#### Problem to work on:
Copy exactly the lines that run from the top of the listing to the line containing "base = alt.Chart(df)", both ends included, and omit the pictures.

#### Dataset extract:
-- BEGIN --

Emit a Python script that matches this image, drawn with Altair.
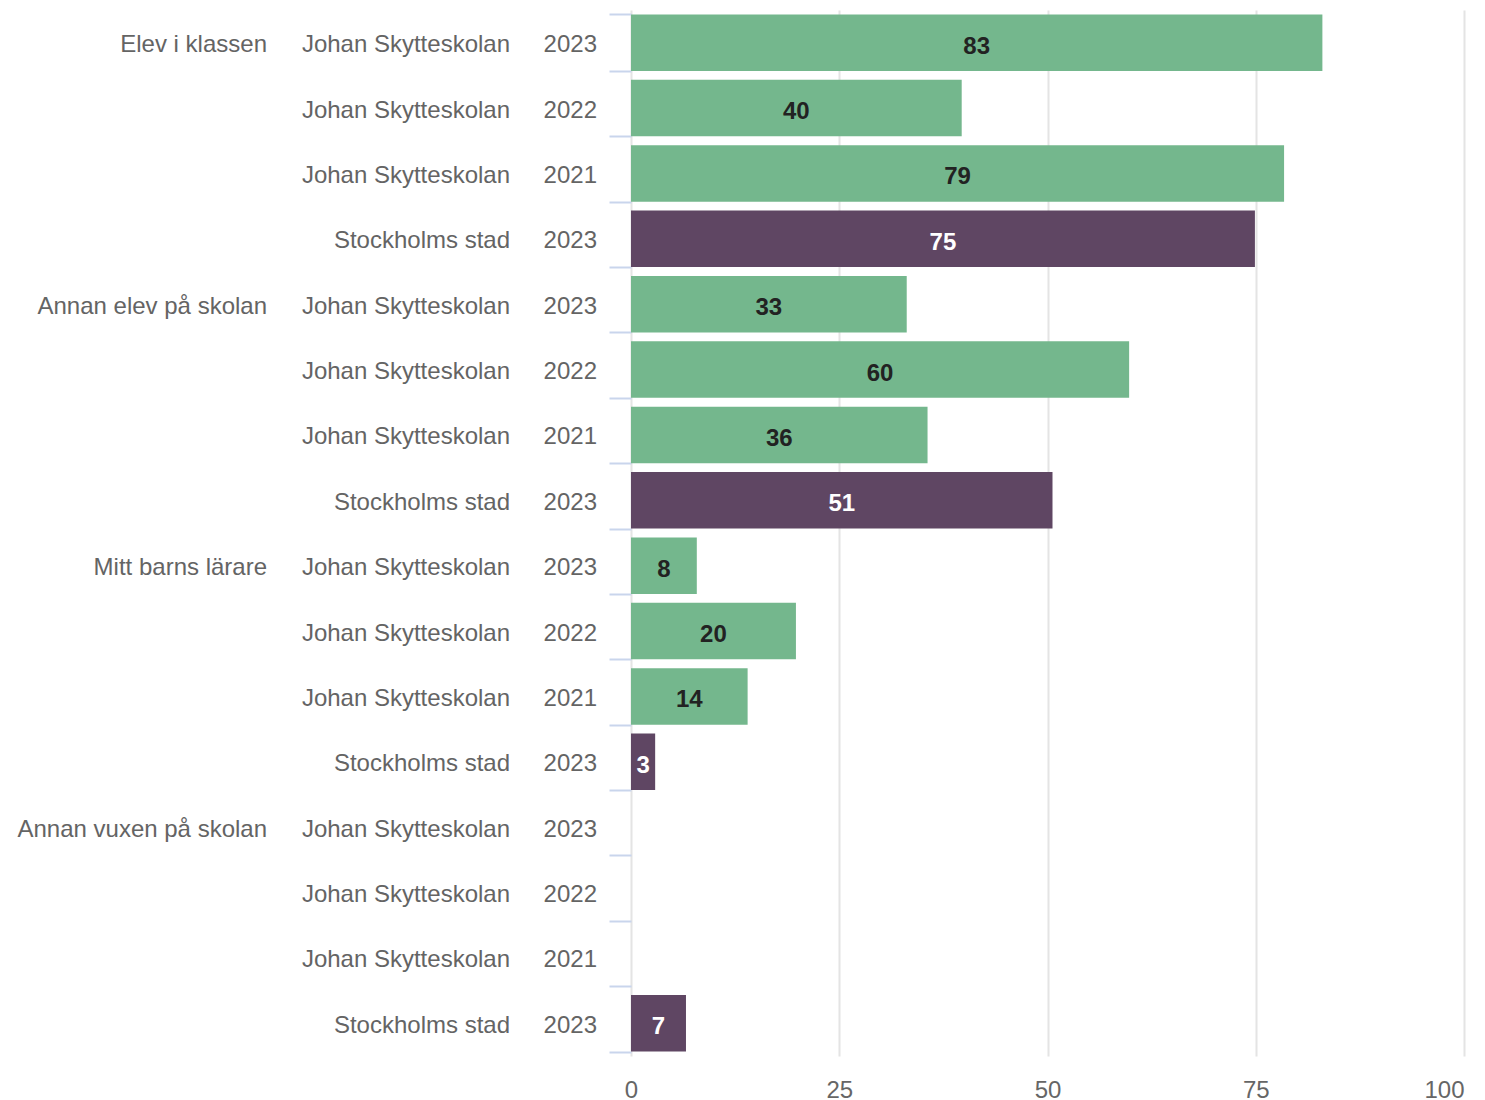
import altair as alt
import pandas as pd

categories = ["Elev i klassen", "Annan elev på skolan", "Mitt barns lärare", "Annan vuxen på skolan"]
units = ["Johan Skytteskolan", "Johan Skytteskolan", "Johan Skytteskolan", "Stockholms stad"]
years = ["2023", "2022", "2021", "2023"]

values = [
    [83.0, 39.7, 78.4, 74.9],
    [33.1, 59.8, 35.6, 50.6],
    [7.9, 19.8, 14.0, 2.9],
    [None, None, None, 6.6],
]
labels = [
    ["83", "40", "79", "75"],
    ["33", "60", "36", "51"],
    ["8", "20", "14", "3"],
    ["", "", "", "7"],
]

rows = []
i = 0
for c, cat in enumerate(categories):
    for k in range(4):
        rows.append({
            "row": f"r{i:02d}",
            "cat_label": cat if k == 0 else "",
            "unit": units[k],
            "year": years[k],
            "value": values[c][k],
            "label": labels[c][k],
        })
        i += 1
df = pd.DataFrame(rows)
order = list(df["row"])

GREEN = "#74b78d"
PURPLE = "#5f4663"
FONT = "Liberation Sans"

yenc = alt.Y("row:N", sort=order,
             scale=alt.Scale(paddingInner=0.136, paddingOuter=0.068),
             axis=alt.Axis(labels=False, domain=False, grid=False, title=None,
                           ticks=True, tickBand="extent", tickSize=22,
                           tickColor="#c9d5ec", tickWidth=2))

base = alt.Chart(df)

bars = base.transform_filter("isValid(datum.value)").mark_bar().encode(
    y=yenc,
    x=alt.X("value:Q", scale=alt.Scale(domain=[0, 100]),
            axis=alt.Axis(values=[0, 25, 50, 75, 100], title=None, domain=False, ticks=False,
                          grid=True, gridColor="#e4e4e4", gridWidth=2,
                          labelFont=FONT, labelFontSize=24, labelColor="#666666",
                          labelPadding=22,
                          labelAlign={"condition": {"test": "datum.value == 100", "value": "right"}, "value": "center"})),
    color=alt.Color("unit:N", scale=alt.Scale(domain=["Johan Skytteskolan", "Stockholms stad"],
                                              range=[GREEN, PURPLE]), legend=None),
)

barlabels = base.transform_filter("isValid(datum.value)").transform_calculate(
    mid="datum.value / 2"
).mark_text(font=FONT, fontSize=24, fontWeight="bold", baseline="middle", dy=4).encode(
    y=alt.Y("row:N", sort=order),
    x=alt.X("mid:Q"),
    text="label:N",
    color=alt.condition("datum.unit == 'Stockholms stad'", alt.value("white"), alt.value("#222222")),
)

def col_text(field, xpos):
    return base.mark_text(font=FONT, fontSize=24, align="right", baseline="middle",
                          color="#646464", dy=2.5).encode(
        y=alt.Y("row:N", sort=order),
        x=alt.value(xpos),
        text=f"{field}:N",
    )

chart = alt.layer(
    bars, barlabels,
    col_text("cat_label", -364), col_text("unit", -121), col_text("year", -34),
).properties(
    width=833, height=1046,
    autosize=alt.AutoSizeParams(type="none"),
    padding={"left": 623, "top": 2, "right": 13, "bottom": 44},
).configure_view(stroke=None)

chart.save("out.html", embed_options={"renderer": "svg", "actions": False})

-- END --

#### Response to the exercise:
Emit a Python script that matches this image, drawn with Altair.
import altair as alt
import pandas as pd

categories = ["Elev i klassen", "Annan elev på skolan", "Mitt barns lärare", "Annan vuxen på skolan"]
units = ["Johan Skytteskolan", "Johan Skytteskolan", "Johan Skytteskolan", "Stockholms stad"]
years = ["2023", "2022", "2021", "2023"]

values = [
    [83.0, 39.7, 78.4, 74.9],
    [33.1, 59.8, 35.6, 50.6],
    [7.9, 19.8, 14.0, 2.9],
    [None, None, None, 6.6],
]
labels = [
    ["83", "40", "79", "75"],
    ["33", "60", "36", "51"],
    ["8", "20", "14", "3"],
    ["", "", "", "7"],
]

rows = []
i = 0
for c, cat in enumerate(categories):
    for k in range(4):
        rows.append({
            "row": f"r{i:02d}",
            "cat_label": cat if k == 0 else "",
            "unit": units[k],
            "year": years[k],
            "value": values[c][k],
            "label": labels[c][k],
        })
        i += 1
df = pd.DataFrame(rows)
order = list(df["row"])

GREEN = "#74b78d"
PURPLE = "#5f4663"
FONT = "Liberation Sans"

yenc = alt.Y("row:N", sort=order,
             scale=alt.Scale(paddingInner=0.136, paddingOuter=0.068),
             axis=alt.Axis(labels=False, domain=False, grid=False, title=None,
                           ticks=True, tickBand="extent", tickSize=22,
                           tickColor="#c9d5ec", tickWidth=2))

base = alt.Chart(df)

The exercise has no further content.